“I can feel myself fading away... On the streets of”… Laredo.
La bourgade texane de Laredo jouxtant la frontière du Rio Grande constitue le lieu pivot d’où s’organise la traque du jeune tueur mexicain Joey Garza par le vieux Texas Ranger Woodrow Call, légende de l’Ouest perclus de rhumatismes, à la vue défaillante. Joey pille les trains et massacre les voyageurs, répandant la terreur dans la contrée et la vindicte du propriétaire des lignes ferroviaires, le colonel Terry qui n’hésite pas à faire appel à Call, devenu chasseur de primes, la renommée primant sur la fraîcheur de l’homme. Tatillon, radin et atrabilaire, Terry dépêche au Texas son comptable, Ned Brookshire afin qu’un registre des dépenses soit scrupuleusement tenu et que les télégrammes l’informent en temps réel de l’avancée dans la chasse à l’homme. Rien ne va de soi pour Woodrow Call. Son fidèle adjoint, Pea Eye devenu fermier et père de famille, se défile. Assisté d’un rond-de-cuir que le vent des grands espaces terrorise, désorienté par un tueur malin et déterminé, contrarié par son âge avancé, Woodrow va devoir changer ses plans quand il recroise la piste de Mox-Mox longtemps donné pour mort, épouvantable tortionnaire et assassin sans limite, surnommé le « brûleur d’homme » eu égard à ses pratiques infâmes. Comble du revirement de situation, Garza décide de pister Call. Nanti d’un fusil à lunette de haute précision, formé aux techniques indiennes de combat et de survie, Joey Garza veut entrer dans la légende à son tour après avoir éliminé ses traqueurs dont le mythique Woodrow Call.
Hommes de chair et de sang, les personnages de Lonesome Dove se confrontent à leurs limites et aux espaces ouverts des confins où la loi du plus fort règne sans partage. Dernier volet d’une saga impressionnante, « Les rues de Laredo » racontent la fin de l’Ouest légendaire et le début d’une nouvelle sauvagerie que la modernité apporte. Call s’éteint, droit dans sa botte et les jeunes brutes émergent, défouraillant sans état d’âme. Le vieux pisteur indien Famous Shoes, capable de repérer les traces des oiseaux dans le ciel, revient magnifiquement hanter ce roman crépusculaire. Des femmes, telle Lorena, ancienne prostituée devenue mère de cinq enfants et institutrice ou Maria, affolante de courage et d’abnégation, d’intelligence et de grandeur d’âme, mère aimante du démon incarné en Joey Garza, sont d’une force exceptionnelle.

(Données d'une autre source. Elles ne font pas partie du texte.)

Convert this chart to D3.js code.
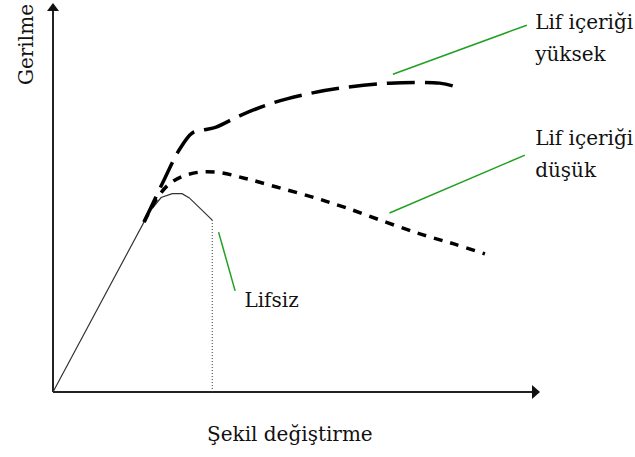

Le lecteur est constamment surpris et captivé. Quand l’auteur aborde un nouveau personnage, il dévide sa vie en quelques paragraphes et lui apporte une présence étonnante. Sa façon de restituer les différents points de vue des personnages participe grandement au charme du roman. Ainsi, une même situation décrite par un Indien ou un Blanc sera diamétralement éclairée, provoquant parfois des rires même si la scène est dramatique. Savamment documenté, bien construit, nourri de paysages vivants et de personnages terriblement incarnés, « Les rues de Laredo » clôturent une inoubliable épopée débutée avec « La marche du mort » couvrant la jeunesse des deux rangers Gus et Woodrow dans les années 1840, suivie de « Lune comanche » se déroulant en 1850-1860, puis de « Lonesome Dove » en 1870. Western puissant, geste homérique, œuvre littéraire bouleversante, la saga est une source de plaisir constante et irradiante.